Minimizing Sum of Distances: Optimization Problem

Question

The actual question goes like this:

McDonald's is planning to open a number of joints (say n) along a straight highway. These joints require warehouses to store their food. A warehouse can store food for any number of joints, but has to be located at one of the joints only. McD has a limited number of warehouses (say k) available, and wants to place them in such a way that the average distance of joints from their nearest warehouse is minimized.

Given an array (n elements) of coordinates of the joints and an integer 'k', return an array of 'k' elements giving the coordinates of the optimal positioning of warehouses.

Sorry, I don't have any examples available since I'm writing this down from memory. Anyway, one sample could be:

array={1,3,4,5,7,7,8,10,11} (n=9)
k=1

Ans: {7}

This is what I've been thinking: For k=1, we can simply find out the median of the set, which would give the optimal location of the warehouse. However, for k>1, the given set should be divided into 'k' subsets (disjoint, and of contiguous elements of the superset), and median for each subset would give the warehouse locations. However, I don't understand on what basis the 'k' subsets should be formed. Thanks in advance.

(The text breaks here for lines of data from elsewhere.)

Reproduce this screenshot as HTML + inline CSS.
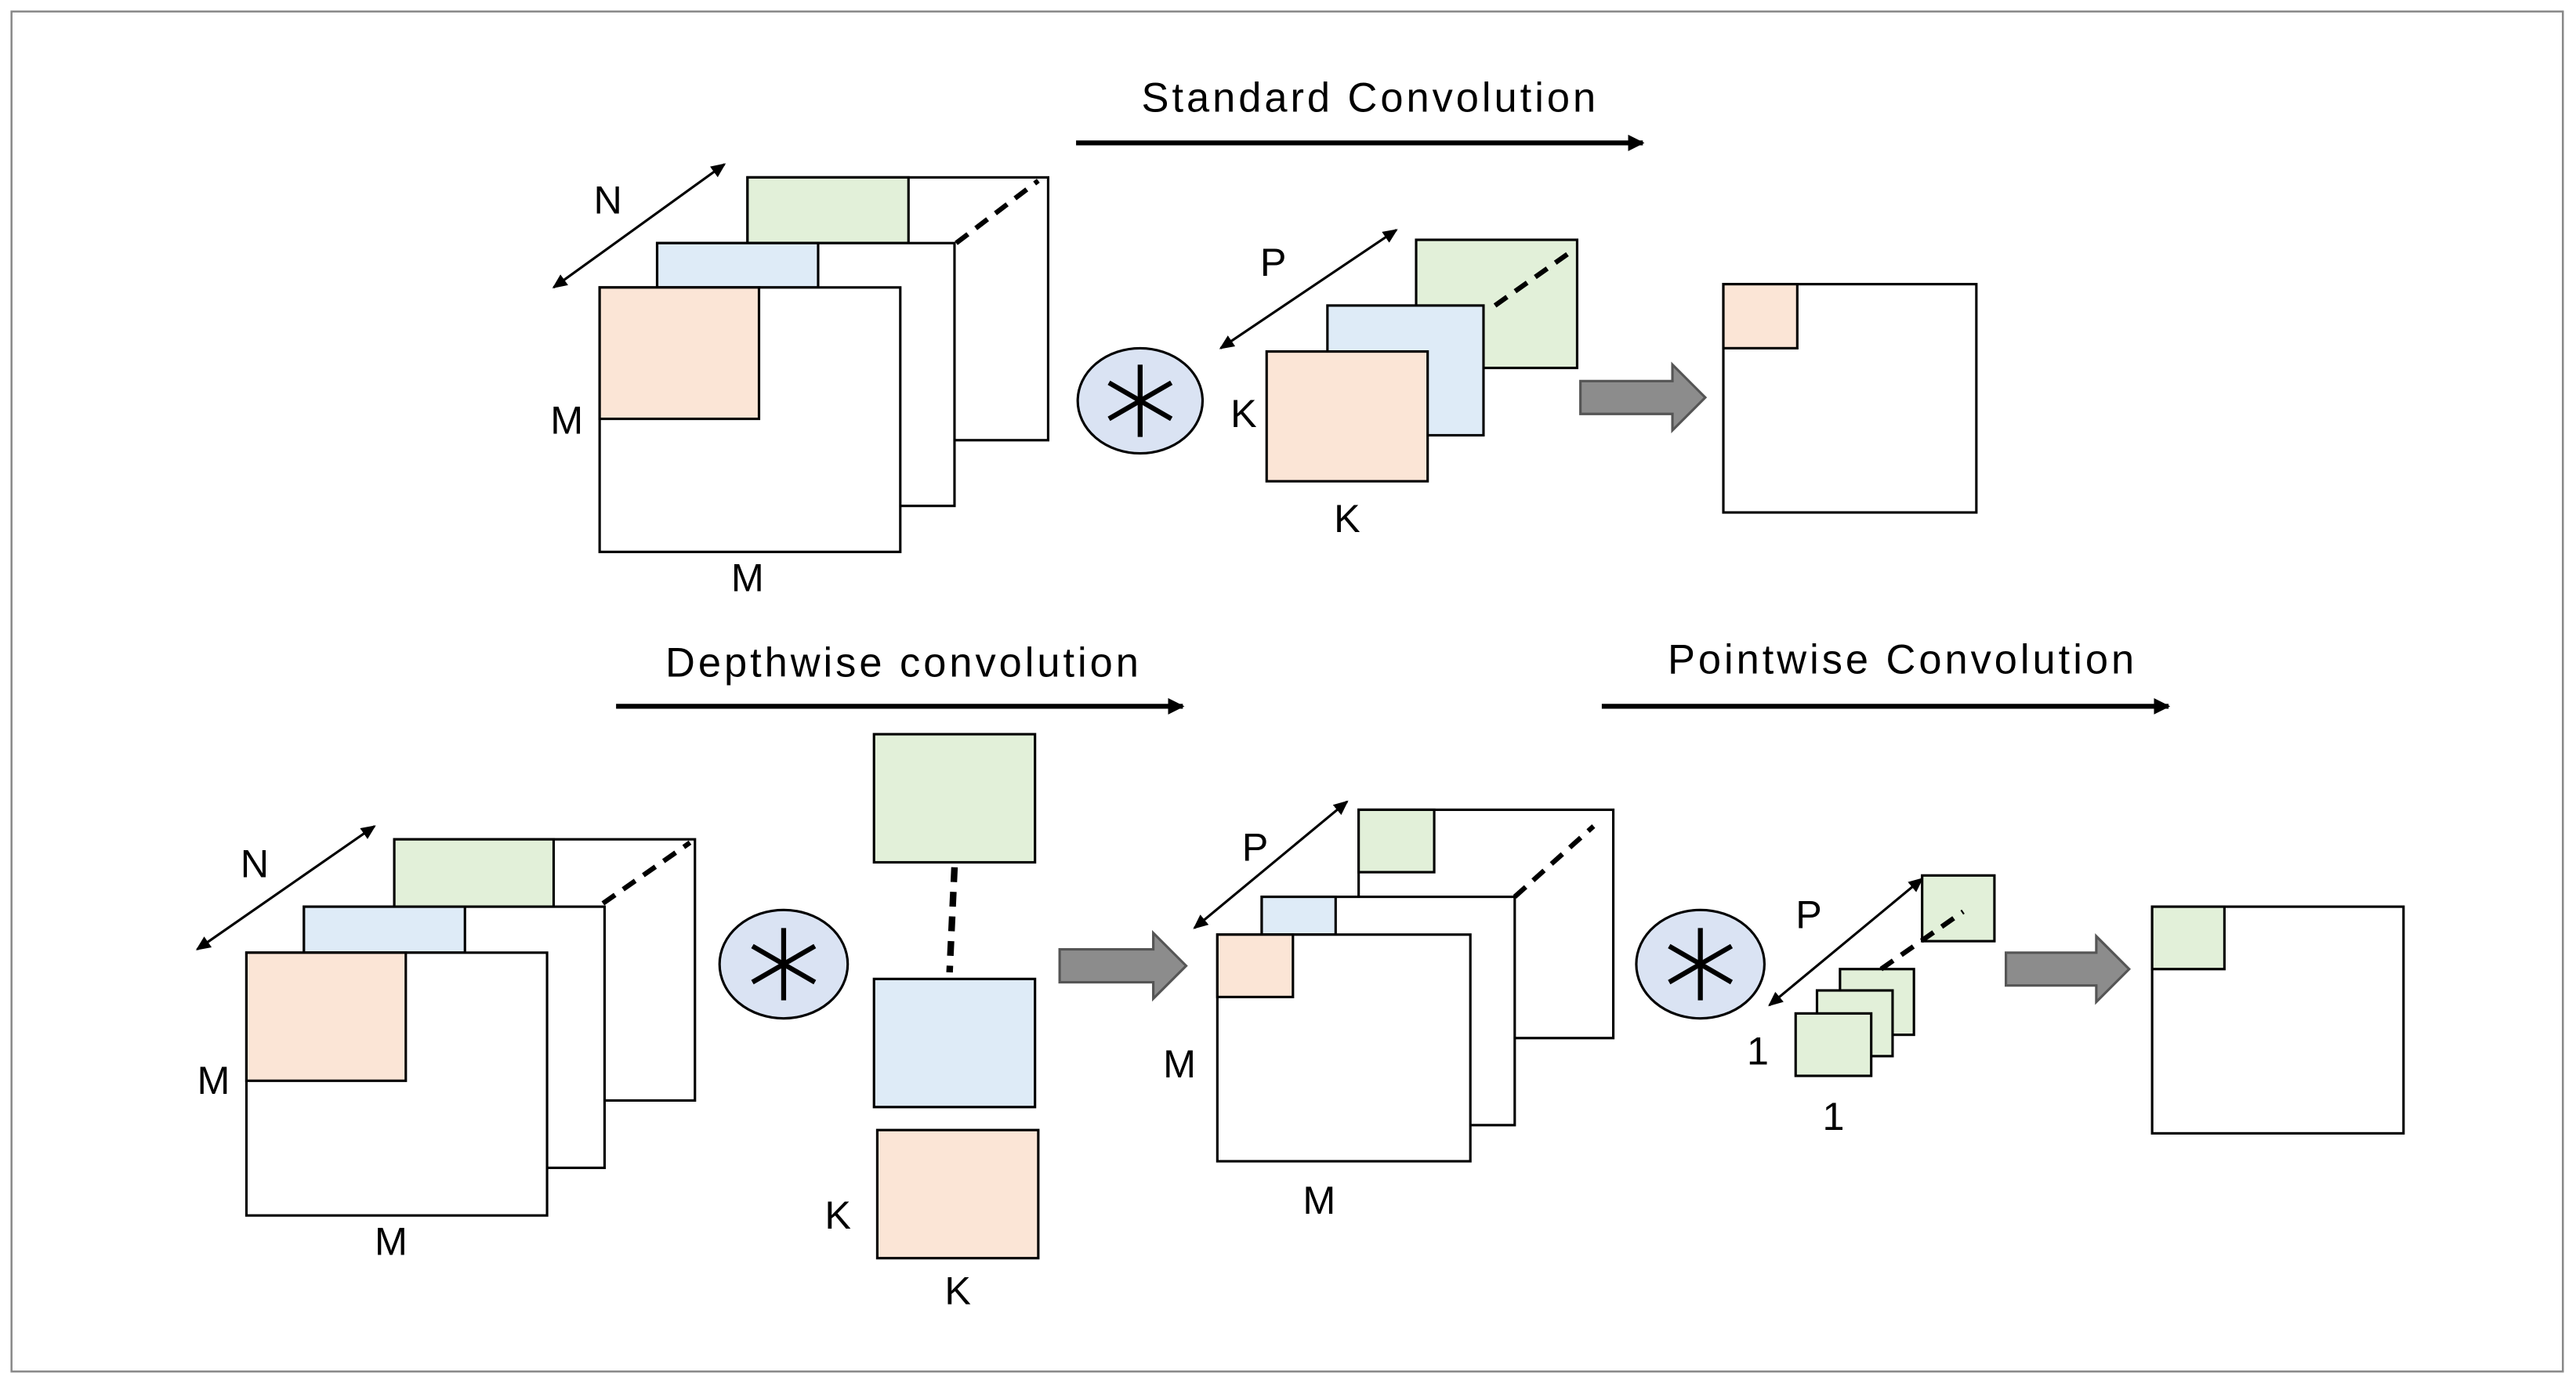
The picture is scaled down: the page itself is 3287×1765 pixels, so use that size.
<!DOCTYPE html>
<html><head><meta charset="utf-8"><style>
html,body{margin:0;padding:0;background:#fff;}
svg{display:block;}
text{font-family:"Liberation Sans",sans-serif;font-size:24px;fill:#000;}
text.t{font-size:25px;letter-spacing:1.9px;}
</style></head><body>
<svg width="3287" height="1765" viewBox="0 0 1568 842" preserveAspectRatio="none" xmlns="http://www.w3.org/2000/svg">
<defs>
<marker id="ah" markerWidth="10" markerHeight="10" refX="9" refY="5" orient="auto" markerUnits="userSpaceOnUse"><path d="M0,0 L10,5 L0,10 z" fill="#000"/></marker>
<marker id="sh" markerWidth="9" markerHeight="8" refX="8" refY="4" orient="auto-start-reverse" markerUnits="userSpaceOnUse"><path d="M0,0 L9,4 L0,8 z" fill="#000"/></marker>
<g id="ast"><line x1="0" y1="-22" x2="0" y2="22" stroke="#000" stroke-width="3"/><line x1="-19" y1="-11" x2="19" y2="11" stroke="#000" stroke-width="3"/><line x1="-19" y1="11" x2="19" y2="-11" stroke="#000" stroke-width="3"/></g>
</defs>
<rect x="0" y="0" width="1568" height="842" fill="#fff"/>
<rect x="7" y="7" width="1553" height="828" fill="none" stroke="#888" stroke-width="1.2"/>
<g stroke="#000" stroke-width="1.5">
<line x1="655" y1="87" x2="1000" y2="87" stroke-width="3" marker-end="url(#ah)"/>
<rect x="455" y="108" width="183" height="160" fill="#fff"/>
<rect x="455" y="108" width="98" height="40" fill="#e2f0d9"/>
<rect x="400" y="148" width="181" height="160" fill="#fff"/>
<rect x="400" y="148" width="98" height="27" fill="#deebf7"/>
<rect x="365" y="175" width="183" height="161" fill="#fff"/>
<rect x="365" y="175" width="97" height="80" fill="#fbe5d6"/>
<line x1="582" y1="148" x2="632" y2="110" stroke-width="3" stroke-dasharray="9,6"/>
<line x1="337" y1="175" x2="441" y2="100" marker-start="url(#sh)" marker-end="url(#sh)"/>
<ellipse cx="694" cy="244" rx="38" ry="32" fill="#dae3f3"/>
<rect x="862" y="146" width="98" height="78" fill="#e2f0d9"/>
<rect x="808" y="186" width="95" height="79" fill="#deebf7"/>
<rect x="771" y="214" width="98" height="79" fill="#fbe5d6"/>
<line x1="910" y1="186" x2="958" y2="152" stroke-width="3" stroke-dasharray="9,6"/>
<line x1="743" y1="212" x2="850" y2="140" marker-start="url(#sh)" marker-end="url(#sh)"/>
<path d="M962,232 L1018,232 L1018,222 L1038,242 L1018,262 L1018,252 L962,252 z" fill="#8c8c8c" stroke="#555"/>
<rect x="1049" y="173" width="154" height="139" fill="#fff"/>
<rect x="1049" y="173" width="45" height="39" fill="#fbe5d6"/>
<line x1="375" y1="430" x2="720" y2="430" stroke-width="3" marker-end="url(#ah)"/>
<line x1="975" y1="430" x2="1320" y2="430" stroke-width="3" marker-end="url(#ah)"/>
<rect x="240" y="511" width="183" height="159" fill="#fff"/>
<rect x="240" y="511" width="97" height="41" fill="#e2f0d9"/>
<rect x="185" y="552" width="183" height="159" fill="#fff"/>
<rect x="185" y="552" width="98" height="28" fill="#deebf7"/>
<rect x="150" y="580" width="183" height="160" fill="#fff"/>
<rect x="150" y="580" width="97" height="78" fill="#fbe5d6"/>
<line x1="367" y1="550" x2="420" y2="513" stroke-width="3" stroke-dasharray="9,6"/>
<line x1="120" y1="578" x2="228" y2="503" marker-start="url(#sh)" marker-end="url(#sh)"/>
<ellipse cx="477" cy="587" rx="39" ry="33" fill="#dae3f3"/>
<rect x="532" y="447" width="98" height="78" fill="#e2f0d9"/>
<line x1="581" y1="528" x2="578" y2="592" stroke-width="4" stroke-dasharray="9,6"/>
<rect x="532" y="596" width="98" height="78" fill="#deebf7"/>
<rect x="534" y="688" width="98" height="78" fill="#fbe5d6"/>
<path d="M645,578 L702,578 L702,568 L722,588 L702,608 L702,598 L645,598 z" fill="#8c8c8c" stroke="#555"/>
<rect x="827" y="493" width="155" height="139" fill="#fff"/>
<rect x="827" y="493" width="46" height="38" fill="#e2f0d9"/>
<rect x="768" y="546" width="154" height="139" fill="#fff"/>
<rect x="768" y="546" width="45" height="23" fill="#deebf7"/>
<rect x="741" y="569" width="154" height="138" fill="#fff"/>
<rect x="741" y="569" width="46" height="38" fill="#fbe5d6"/>
<line x1="922" y1="546" x2="970" y2="503" stroke-width="3" stroke-dasharray="9,6"/>
<line x1="727" y1="565" x2="820" y2="488" marker-start="url(#sh)" marker-end="url(#sh)"/>
<ellipse cx="1035" cy="587" rx="39" ry="33" fill="#dae3f3"/>
<rect x="1170" y="533" width="44" height="40" fill="#e2f0d9"/>
<rect x="1120" y="590" width="45" height="40" fill="#e2f0d9"/>
<rect x="1106" y="603" width="46" height="40" fill="#e2f0d9"/>
<rect x="1093" y="617" width="46" height="38" fill="#e2f0d9"/>
<line x1="1145" y1="590" x2="1195" y2="555" stroke-width="3" stroke-dasharray="9,6"/>
<line x1="1077" y1="612" x2="1170" y2="535" marker-start="url(#sh)" marker-end="url(#sh)"/>
<path d="M1221,580 L1276,580 L1276,570 L1296,590 L1276,610 L1276,600 L1221,600 z" fill="#8c8c8c" stroke="#555"/>
<rect x="1310" y="552" width="153" height="138" fill="#fff"/>
<rect x="1310" y="552" width="44" height="38" fill="#e2f0d9"/>
</g>
<use href="#ast" x="694" y="244"/>
<use href="#ast" x="477" y="587"/>
<use href="#ast" x="1035" y="587"/>
<g text-anchor="middle">
<text class="t" x="834" y="68">Standard Convolution</text>
<text class="t" x="550" y="412">Depthwise convolution</text>
<text class="t" x="1158" y="410">Pointwise Convolution</text>
<text x="370" y="130">N</text>
<text x="345" y="264">M</text>
<text x="455" y="360">M</text>
<text x="775" y="168">P</text>
<text x="757" y="260">K</text>
<text x="820" y="324">K</text>
<text x="155" y="534">N</text>
<text x="130" y="666">M</text>
<text x="238" y="764">M</text>
<text x="510" y="748">K</text>
<text x="583" y="794">K</text>
<text x="764" y="524">P</text>
<text x="718" y="656">M</text>
<text x="803" y="739">M</text>
<text x="1101" y="565">P</text>
<text x="1070" y="648">1</text>
<text x="1116" y="688">1</text>
</g>
</svg>
</body></html>
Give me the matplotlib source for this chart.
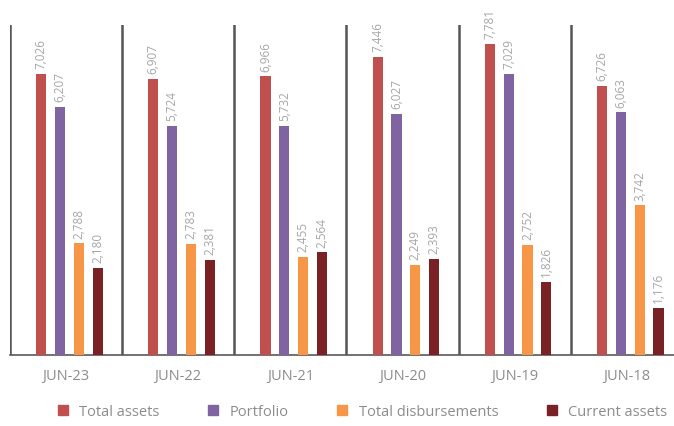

EDIT: There's a variation to this problem also: Instead of sum/avg, minimize the maximum distance between a joint and its closest warehouse. I don't get this either..

Answer 1

This is NOT a clustering problem, it's a special case of a facility location problem. You can solve it using a general integer / linear programming package, but because the problem is on a line, there may be more efficient (and less expensive software-wise) algorithms that would work. You might consider dynamic programming since there are probably combination of facilities that could be eliminated rather quickly. Look into the P-Median problem for more info.

Answer 2

The straight highway makes this an exercise in dynamic programming, working from left to right along the highway. A partial solution can be described by the location of the rightmost warehouse and the number of warehouses placed. The cost of the partial solution will be the total distance to the nearest warehouse (for fixed k minimising this is the same as minimising the averge) or the maximum distance so far to the closest warehouse.

At each stage you have worked out the answers for the leftmost N joints and have them indexed by number of warehouses used and position of the rightmost warehouse - you need to save only the best cost. Now consider the next joint and work out the best solution for N+1 joints and all possible values of k and rightmost warehouse, using the answers you have stored for N joints to speed this up. Once you have worked out the best cost solution covering all the joints you know where its rightmost warehouse is, which gives you the location of one warehouse. Go back to the solution that has that warehouse as the rightmost joint and find out what solution that was based on. That gives you one more rightmost warehouse - and so you can work your way back to the location of all the warehouses for the best solution.

I tend to get the cost of working this out wrong, but with N joints and k warehouses to place you have N steps to take, each of the based on considering no more than Nk previous solutions, so I reckon cost is kN^2.